Unit tests allow developers to make better code. Making unit tests while coding help the developer to have another point of view on their own code. It permits an easy and fast detection of badly handled corner case. Also it forces you to think about null handling, exception handling, etc. It allows to detect architecture problems. Indeed, a code that is hard to test show weakness in your code. Too many duplications in your testing code show you may be able to have a more generic code.

Unit test protect you again regression

Unit test goal is not only to prove that the function is working as expected, it is also to be sure that any future change won’t break the function tested.

It is really appreciated for a dev to have a high confidence on the application/framework unit tests. It permits to make refactoring and code modification with a limited fear or breaking any other functionality of the application. It means that any dev, even new on the project  can quickly make change on the code without breaking anything.

What to avoid in unit tests

Remember why you are using unit test and it will help you detect when you are not doing a unit test. For example, when you are testing a flow instead of a single method.

Also it is important not to modify your code to match the test. In other words, the test needs to adapt itself to the code without changes.
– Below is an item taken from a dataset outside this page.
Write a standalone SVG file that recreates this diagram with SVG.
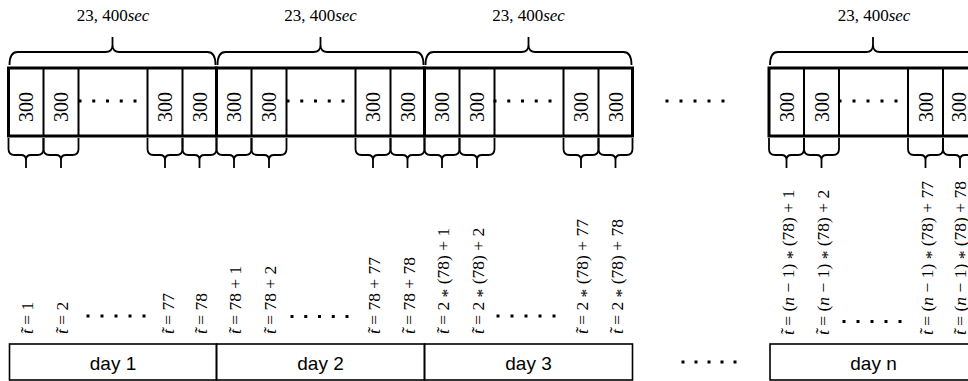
<svg xmlns="http://www.w3.org/2000/svg" xmlns:xlink="http://www.w3.org/1999/xlink" width="968" height="381" viewBox="0 0 968 381">
<style>
.blk{fill:none;stroke:#000;stroke-width:3}
.div{stroke:#000;stroke-width:2}
.br{fill:none;stroke:#000;stroke-width:1.8}
.cell{font-family:"Liberation Serif","Times New Roman",serif;font-size:20px;text-anchor:middle;fill:#000}
.sec{font-family:"Liberation Serif","Times New Roman",serif;font-size:17px;text-anchor:middle;fill:#000}
.lab{font-family:"Liberation Serif","Times New Roman",serif;font-size:17.5px;fill:#000}
.it{font-style:italic}
.ast{baseline-shift:-0.22em}
.day{fill:none;stroke:#000;stroke-width:1.6}
.dayt{font-family:"Liberation Sans",Arial,sans-serif;font-size:19px;text-anchor:middle;fill:#000}
</style>
<defs>
<rect id="dot" x="-1.5" y="-1.5" width="3" height="3" fill="#000"/>
<path id="b35" d="M0 0 V11 C0 15 2 17 6 17 H12.5 C15.5 17 17.5 19 17.5 22 V30 M17.5 22 C17.5 19 19.5 17 22.5 17 H29 C33 17 35 15 35 11 V0"/>
<path id="b34" d="M0 0 V11 C0 15 2 17 6 17 H12 C15 17 17 19 17 22 V30 M17 22 C17 19 19 17 22 17 H28 C32 17 34 15 34 11 V0"/>
</defs>
<rect width="968" height="381" fill="#fff"/>

<!-- blocks -->
<g id="block1">
<rect class="blk" x="8.5" y="68" width="208" height="68"/>
<path class="div" d="M43.5 68V136M78.5 68V136M147.5 68V136M182.5 68V136"/>
<text class="cell" transform="translate(33,107) rotate(-90)">300</text>
<text class="cell" transform="translate(68,107) rotate(-90)">300</text>
<text class="cell" transform="translate(172,107) rotate(-90)">300</text>
<text class="cell" transform="translate(207,107) rotate(-90)">300</text>
<use xlink:href="#dot" x="80" y="101"/><use xlink:href="#dot" x="93.75" y="101"/><use xlink:href="#dot" x="107.5" y="101"/><use xlink:href="#dot" x="121.25" y="101"/><use xlink:href="#dot" x="135" y="101"/>
</g>
<g id="block2">
<rect class="blk" x="216.5" y="68" width="208" height="68"/>
<path class="div" d="M251.5 68V136M286.5 68V136M355.5 68V136M390.5 68V136"/>
<text class="cell" transform="translate(241,107) rotate(-90)">300</text>
<text class="cell" transform="translate(276,107) rotate(-90)">300</text>
<text class="cell" transform="translate(380,107) rotate(-90)">300</text>
<text class="cell" transform="translate(414.5,107) rotate(-90)">300</text>
<use xlink:href="#dot" x="288" y="101"/><use xlink:href="#dot" x="301.75" y="101"/><use xlink:href="#dot" x="315.5" y="101"/><use xlink:href="#dot" x="329.25" y="101"/><use xlink:href="#dot" x="343" y="101"/>
</g>
<g id="block3">
<rect class="blk" x="424.5" y="68" width="208" height="68"/>
<path class="div" d="M459.5 68V136M494.5 68V136M563.5 68V136M598.5 68V136"/>
<text class="cell" transform="translate(449,107) rotate(-90)">300</text>
<text class="cell" transform="translate(484,107) rotate(-90)">300</text>
<text class="cell" transform="translate(588,107) rotate(-90)">300</text>
<text class="cell" transform="translate(622.5,107) rotate(-90)">300</text>
<use xlink:href="#dot" x="495" y="101"/><use xlink:href="#dot" x="508.75" y="101"/><use xlink:href="#dot" x="522.5" y="101"/><use xlink:href="#dot" x="536.25" y="101"/><use xlink:href="#dot" x="550" y="101"/>
</g>
<g id="gapTop">
<use xlink:href="#dot" x="667" y="101"/><use xlink:href="#dot" x="681" y="101"/><use xlink:href="#dot" x="695" y="101"/><use xlink:href="#dot" x="709" y="101"/><use xlink:href="#dot" x="723" y="101"/>
</g>
<g id="block4">
<rect class="blk" x="769" y="68" width="208" height="68"/>
<path class="div" d="M804 68V136M839 68V136M908 68V136M943 68V136"/>
<text class="cell" transform="translate(793.5,107) rotate(-90)">300</text>
<text class="cell" transform="translate(828.5,107) rotate(-90)">300</text>
<text class="cell" transform="translate(932.5,107) rotate(-90)">300</text>
<text class="cell" transform="translate(966,107) rotate(-90)">300</text>
<use xlink:href="#dot" x="840" y="101"/><use xlink:href="#dot" x="854" y="101"/><use xlink:href="#dot" x="868" y="101"/><use xlink:href="#dot" x="882" y="101"/><use xlink:href="#dot" x="896" y="101"/>
</g>

<!-- top labels -->
<g id="secLabels">
<text class="sec" x="113" y="21">23, 400<tspan class="it">sec</tspan></text>
<text class="sec" x="320.5" y="21">23, 400<tspan class="it">sec</tspan></text>
<text class="sec" x="528.5" y="21">23, 400<tspan class="it">sec</tspan></text>
<text class="sec" x="874" y="21">23, 400<tspan class="it">sec</tspan></text>
</g>

<!-- connectors: braces -->
<g id="connectors">
<path class="br" d="M9.5 65 C9.5 57 11.5 52 17.5 52 H105.5 C109.5 52 112.5 50 112.5 45 V37 M112.5 45 C112.5 50 115.5 52 119.5 52 H207.5 C213.5 52 215.5 57 215.5 65"/>
<path class="br" d="M217.5 65 C217.5 57 219.5 52 225.5 52 H313.5 C317.5 52 320.5 50 320.5 45 V37 M320.5 45 C320.5 50 323.5 52 327.5 52 H415.5 C421.5 52 423.5 57 423.5 65"/>
<path class="br" d="M425.5 65 C425.5 57 427.5 52 433.5 52 H521.5 C525.5 52 528.5 50 528.5 45 V37 M528.5 45 C528.5 50 531.5 52 535.5 52 H623.5 C629.5 52 631.5 57 631.5 65"/>
<path class="br" d="M770 65 C770 57 772 52 778 52 H866 C870 52 873 50 873 45 V37 M873 45 C873 50 876 52 880 52 H968 C974 52 976 57 976 65"/>
<use class="br" xlink:href="#b35" x="8.5" y="138"/>
<use class="br" xlink:href="#b35" x="43.5" y="138"/>
<use class="br" xlink:href="#b35" x="147.5" y="138"/>
<use class="br" xlink:href="#b34" x="182.5" y="138"/>
<use class="br" xlink:href="#b35" x="216.5" y="138"/>
<use class="br" xlink:href="#b35" x="251.5" y="138"/>
<use class="br" xlink:href="#b35" x="355.5" y="138"/>
<use class="br" xlink:href="#b34" x="390.5" y="138"/>
<use class="br" xlink:href="#b35" x="424.5" y="138"/>
<use class="br" xlink:href="#b35" x="459.5" y="138"/>
<use class="br" xlink:href="#b35" x="563.5" y="138"/>
<use class="br" xlink:href="#b34" x="598.5" y="138"/>
<use class="br" xlink:href="#b35" x="769" y="138"/>
<use class="br" xlink:href="#b35" x="804" y="138"/>
<use class="br" xlink:href="#b35" x="908" y="138"/>
<use class="br" xlink:href="#b34" x="943" y="138"/>
</g>

<!-- time labels -->
<g id="labels1">
<text class="lab" transform="translate(33,334) rotate(-90)"><tspan class="it">t̃</tspan> = 1</text>
<text class="lab" transform="translate(68,334) rotate(-90)"><tspan class="it">t̃</tspan> = 2</text>
<text class="lab" transform="translate(174,334) rotate(-90)"><tspan class="it">t̃</tspan> = 77</text>
<text class="lab" transform="translate(207,334) rotate(-90)"><tspan class="it">t̃</tspan> = 78</text>
<use xlink:href="#dot" x="88" y="316"/><use xlink:href="#dot" x="102" y="316"/><use xlink:href="#dot" x="116" y="316"/><use xlink:href="#dot" x="130" y="316"/><use xlink:href="#dot" x="144" y="316"/>
</g>
<g id="labels2">
<text class="lab" transform="translate(241,334) rotate(-90)"><tspan class="it">t̃</tspan> = 78 + 1</text>
<text class="lab" transform="translate(276,334) rotate(-90)"><tspan class="it">t̃</tspan> = 78 + 2</text>
<text class="lab" transform="translate(380,334) rotate(-90)"><tspan class="it">t̃</tspan> = 78 + 77</text>
<text class="lab" transform="translate(414.5,334) rotate(-90)"><tspan class="it">t̃</tspan> = 78 + 78</text>
<use xlink:href="#dot" x="292" y="316.5"/><use xlink:href="#dot" x="305.75" y="316.5"/><use xlink:href="#dot" x="319.5" y="316.5"/><use xlink:href="#dot" x="333.25" y="316.5"/><use xlink:href="#dot" x="347" y="316.5"/>
</g>
<g id="labels3">
<text class="lab" transform="translate(449,334) rotate(-90)"><tspan class="it">t̃</tspan> = 2 <tspan class="ast">*</tspan> (78) + 1</text>
<text class="lab" transform="translate(484,334) rotate(-90)"><tspan class="it">t̃</tspan> = 2 <tspan class="ast">*</tspan> (78) + 2</text>
<text class="lab" transform="translate(588,334) rotate(-90)"><tspan class="it">t̃</tspan> = 2 <tspan class="ast">*</tspan> (78) + 77</text>
<text class="lab" transform="translate(622.5,334) rotate(-90)"><tspan class="it">t̃</tspan> = 2 <tspan class="ast">*</tspan> (78) + 78</text>
<use xlink:href="#dot" x="498" y="316"/><use xlink:href="#dot" x="512" y="316"/><use xlink:href="#dot" x="526" y="316"/><use xlink:href="#dot" x="540" y="316"/><use xlink:href="#dot" x="554" y="316"/>
</g>
<g id="labels4">
<text class="lab" transform="translate(793.5,335) rotate(-90)"><tspan class="it">t̃</tspan> = (<tspan class="it">n</tspan> − 1) <tspan class="ast">*</tspan> (78) + 1</text>
<text class="lab" transform="translate(828.5,335) rotate(-90)"><tspan class="it">t̃</tspan> = (<tspan class="it">n</tspan> − 1) <tspan class="ast">*</tspan> (78) + 2</text>
<text class="lab" transform="translate(932.5,335) rotate(-90)"><tspan class="it">t̃</tspan> = (<tspan class="it">n</tspan> − 1) <tspan class="ast">*</tspan> (78) + 77</text>
<text class="lab" transform="translate(966,335) rotate(-90)"><tspan class="it">t̃</tspan> = (<tspan class="it">n</tspan> − 1) <tspan class="ast">*</tspan> (78) + 78</text>
<use xlink:href="#dot" x="844" y="321.5"/><use xlink:href="#dot" x="858" y="321.5"/><use xlink:href="#dot" x="872" y="321.5"/><use xlink:href="#dot" x="886" y="321.5"/><use xlink:href="#dot" x="900" y="321.5"/>
</g>

<!-- days -->
<g id="day1"><rect class="day" x="9.5" y="344" width="207" height="36"/><text class="dayt" x="113" y="370">day 1</text></g>
<g id="day2"><rect class="day" x="216.5" y="344" width="208" height="36"/><text class="dayt" x="320.5" y="370">day 2</text></g>
<g id="day3"><rect class="day" x="424.5" y="344" width="208" height="36"/><text class="dayt" x="528.5" y="370">day 3</text></g>
<g id="gapBottom">
<use xlink:href="#dot" x="683" y="362"/><use xlink:href="#dot" x="696" y="362"/><use xlink:href="#dot" x="709" y="362"/><use xlink:href="#dot" x="722" y="362"/><use xlink:href="#dot" x="735" y="362"/>
</g>
<g id="dayn"><rect class="day" x="770" y="344" width="208" height="36"/><text class="dayt" x="873.5" y="370">day n</text></g>
</svg>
It does not mean that when you are creating your test you can’t make any refactor in your code. It means that for example you won’t change the modifier because you want to access some private variable in your code. In some case you may want to but for those rare cases I would recommend using reflection to access this kind of information.

Finally, the initialization code provides you some hint. Having complex initialization code or lots of mock means that you may be testing a too large part of our application, or that your method does too many things or that you have an important architecture issue.


In conclusion, I will strongly recommend any developer to create unit tests for any project they are doing. It will help them to do better code, and will provide more confidence in the product that you will deliver.